A couple of recent discussions have compelled me to clarify that Data Driven Decision Making/Management (DDDM) is in no way a competitor to business creativity, and perhaps would be better titled Data Validated Decision Making (DVDM)
Having access to the right data can be a game changer for your business, and while its collection is not necessarily free, it should never be considered as an alternative to other business approaches, only a companion.
Why we collect data
In a business context, data is primarily used to verify a hypothesis. While in some circumstances it is used to present entirely new information (eg, a news article on an unforeseen event), most commonly you have already established some question or series of questions around an idea that impacts your planning, for which you seek data to answer those questions and validate that idea.

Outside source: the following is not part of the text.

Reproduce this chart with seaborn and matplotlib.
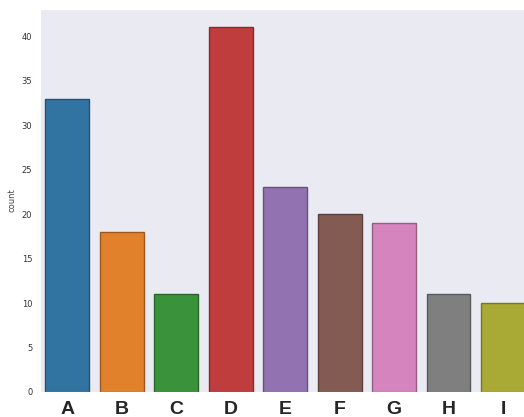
import pandas as pd
import seaborn as sns
import matplotlib.pyplot as plt

# category counts
categories = ['A', 'B', 'C', 'D', 'E', 'F', 'G', 'H', 'I']
counts = [33, 18, 11, 41, 23, 20, 19, 11, 10]

# expand counts into rows so countplot does the counting
df = pd.DataFrame({'label': [c for c, n in zip(categories, counts) for _ in range(n)]})

sns.set_style('dark')
fig = plt.figure(figsize=(5.24, 4.17), dpi=100)
ax = fig.add_axes([0.0763, 0.06, 0.936, 0.918])

sns.countplot(data=df, x='label', hue='label', order=categories,
              palette='tab10', saturation=0.75, legend=False, ax=ax)

# darker outline in the same hue as each bar
for patch in ax.patches:
    r, g, b, a = patch.get_facecolor()
    patch.set_edgecolor((r * 0.7, g * 0.7, b * 0.7))
    patch.set_linewidth(1.0)

ax.set_xlim(-0.5, 8.5)
ax.set_xlabel('')
ax.set_ylabel('count', fontsize=6, color='#444444')
ax.tick_params(axis='y', labelsize=6, labelcolor='#333333', pad=2)
ax.tick_params(axis='x', labelsize=14, pad=3)
for t in ax.get_xticklabels():
    t.set_fontweight('bold')
    t.set_family('Liberation Sans')

fig.savefig('out.png', dpi=100)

Your question could be as simple as, “What types of customers (age, location, etc) are gravitating to our products?”. The data required to answer this question won’t be volunteered, but must be acquired to answer to your question, and verify or disprove an existing hypothesis. Not only to indicate the customer type (the direct answer), but to verify the hypothesis around the question: that our product resonates with certain customers, and we can leverage this in tailoring our product offering.
And in turn, those answers are going to generate a new cycle of questioning as you advance your product strategy. So data is used iteratively, repeatedly, and from a variety or sources as a constant feedback loop into your ideas, hypothesis, and conclusions.

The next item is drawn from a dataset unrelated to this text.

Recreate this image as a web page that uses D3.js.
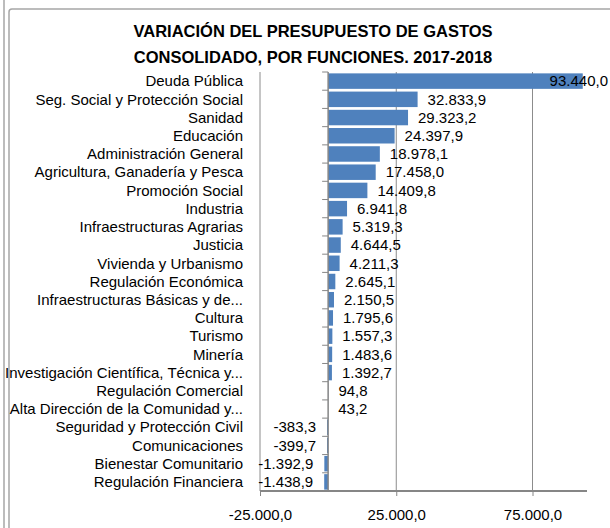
<!DOCTYPE html>
<html>
<head>
<meta charset="utf-8">
<script src="https://cdnjs.cloudflare.com/ajax/libs/d3/7.8.5/d3.min.js"></script>
<style>
  body { margin: 0; background: #fff; }
  svg text { font-family: "Liberation Sans", Arial, sans-serif; fill: #000; }
</style>
</head>
<body>
<div id="chart"></div>
<script>
'use strict';

var titleLines = ['VARIACIÓN DEL PRESUPUESTO DE GASTOS', 'CONSOLIDADO, POR FUNCIONES. 2017-2018']

var categories = [
  'Deuda Pública', 'Seg. Social y Protección Social', 'Sanidad', 'Educación',
  'Administración General', 'Agricultura, Ganadería y Pesca', 'Promoción Social',
  'Industria', 'Infraestructuras Agrarias', 'Justicia', 'Vivienda y Urbanismo',
  'Regulación Económica', 'Infraestructuras Básicas y de...', 'Cultura', 'Turismo',
  'Minería', 'Investigación Científica, Técnica y...', 'Regulación Comercial',
  'Alta Dirección de la Comunidad y...', 'Seguridad y Protección Civil',
  'Comunicaciones', 'Bienestar Comunitario', 'Regulación Financiera'
]

var values = [
  93440.0, 32833.9, 29323.2, 24397.9, 18978.1, 17458.0, 14409.8, 6941.8,
  5319.3, 4644.5, 4211.3, 2645.1, 2150.5, 1795.6, 1557.3, 1483.6, 1392.7,
  94.8, 43.2, -383.3, -399.7, -1392.9, -1438.9
]

var xTicks = [-25000, 25000, 75000]
var xDomain = [-25000, 95000]

var W = 610, H = 528
var plot = {left: 260, right: 587, top: 72, bottom: 491}
var chartRight = 608

var es = d3.formatLocale({decimal: ',', thousands: '.', grouping: [3], currency: ['', ' €'], minus: '-'})
var fmt = es.format(',.1f')

var svg = d3.select('#chart').append('svg')
    .attr('width', W)
    .attr('height', H)

// marco de la hoja
svg.append('line')
    .attr('x1', 4).attr('x2', 4).attr('y1', 0).attr('y2', H)
    .style('stroke', '#a6a6a6').style('stroke-width', 1.5)
svg.append('rect')
    .attr('x', 9).attr('y', 9).attr('rx', 3)
    .attr('width', W + 20).attr('height', H + 20)
    .style('fill', 'none').style('stroke', '#a6a6a6').style('stroke-width', 1.5)

var x = d3.scaleLinear().domain(xDomain).range([plot.left, plot.right])
var y = d3.scaleBand().domain(categories).range([plot.top, plot.bottom])
    .paddingInner(0.15).paddingOuter(0.075)

svg.selectAll('.title')
    .data(titleLines)
  .enter().append('text')
    .attr('class', 'title')
    .attr('x', 313)
    .attr('y', function(d, i) { return 31 + i * 26 })
    .attr('dy', '0.35em')
    .attr('text-anchor', 'middle')
    .style('font-size', '16.5px')
    .style('font-weight', 'bold')
    .text(function(d) { return d })

// rejilla vertical
svg.selectAll('.grid')
    .data(xTicks)
  .enter().append('line')
    .attr('class', 'grid')
    .attr('x1', function(d) { return x(d) })
    .attr('x2', function(d) { return x(d) })
    .attr('y1', plot.top)
    .attr('y2', plot.bottom)
    .style('stroke', '#8c8c8c')
    .style('stroke-width', 1)

svg.selectAll('.bar')
    .data(values)
  .enter().append('rect')
    .attr('class', 'bar')
    .attr('x', function(d) { return x(Math.min(0, d)) })
    .attr('y', function(d, i) { return y(categories[i]) })
    .attr('width', function(d) { return Math.abs(x(d) - x(0)) })
    .attr('height', y.bandwidth())
    .style('fill', '#4f81bd')

// eje x
var xAxis = svg.append('g')
    .attr('transform', 'translate(0,' + plot.bottom + ')')
    .call(d3.axisBottom(x).tickValues(xTicks).tickSize(5).tickPadding(13).tickFormat(fmt))
xAxis.select('.domain').attr('d', 'M' + plot.left + ',0H' + plot.right)
    .style('stroke', '#868686').style('stroke-width', 2)
xAxis.selectAll('line').style('stroke', '#868686')
xAxis.selectAll('text')
    .style('font-size', '15px')

// eje de categorías en el cero
var yAxis = svg.append('g')
    .attr('transform', 'translate(' + x(0) + ',0)')
yAxis.append('line')
    .attr('y1', plot.top).attr('y2', plot.bottom)
    .style('stroke', '#868686').style('stroke-width', 1.5)
var edges = categories.map(function(c) { return y(c) - y.step() * y.paddingInner() / 2 })
edges.push(plot.bottom)
yAxis.selectAll('.tk')
    .data(edges)
  .enter().append('line')
    .attr('class', 'tk')
    .attr('x1', -6).attr('x2', 0)
    .attr('y1', function(d) { return d }).attr('y2', function(d) { return d })
    .style('stroke', '#868686')

svg.selectAll('.cat')
    .data(categories)
  .enter().append('text')
    .attr('class', 'cat')
    .attr('x', 243)
    .attr('y', function(d) { return y(d) + y.bandwidth() / 2 })
    .attr('dy', '0.35em')
    .attr('text-anchor', 'end')
    .style('font-size', '15px')
    .text(function(d) { return d })

svg.selectAll('.val')
    .data(values)
  .enter().append('text')
    .attr('class', 'val')
    .attr('y', function(d, i) { return y(categories[i]) + y.bandwidth() / 2 })
    .attr('dy', '0.35em')
    .attr('text-anchor', function(d) { return d < 0 ? 'end' : 'start' })
    .style('font-size', '15px')
    .text(function(d) { return fmt(d) })
    .attr('x', function(d) {
      if (d < 0) return x(d) - 11
      var w = this.getComputedTextLength()
      return Math.min(x(d) + 10, chartRight - w)
    })
</script>
</body>
</html>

Why data collection and analysis should be a first-order consideration
Planning for the use of data will accelerate and reduce the scope of the iteration cycle, however too often I see plans for a hypothesis to be executed first, then data collected for evaluation. In this case, the feedback loop is far too slow, especially when data may have been able to conclude that the hypothesis was incorrect in the first place.

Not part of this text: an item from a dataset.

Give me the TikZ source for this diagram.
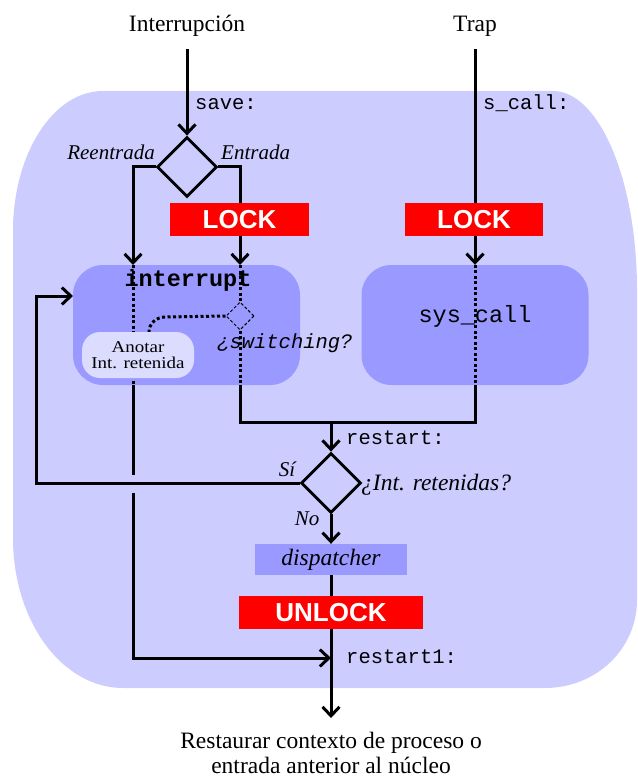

Strong data availability is not only going to reduce the validation feedback cycle, but also the granularity of the actions you can take. We can start to make minor tweaks in our product offering to only a subset of our customers, satisfy our validation feedback cycle, then expand. This agility will allow you to iterate more freely without the risk of a big change having a major adverse impact, requiring complex sign-offs, etc.
Creativity vs Data
Before the prevalence of data, CEOs and marketing teams were using their intuition and creativity to pursue a market direction or pivot the business, and the most creative and insightful grew very successful companies.
Over time, as technology allows us freer access to data, marketing channels, manufacturing, logistics, and other business tools, the value proposition of that creativity is reducing. Iterative, data-driven companies don’t need a creative genius if they harness data and technology in the correct way, and the creative companies lose their competitive advantage.
Formally, an acclaimed designer could develop and produce unique products desired by consumers, and by the time their competitors caught up, the designer had moved on to the next unique product. Today, the most successful retailers are those which are agile: using data to identify the most desired products and reacting quickly to capitalise on that insight.
To produce the most agile decision models, validation is key.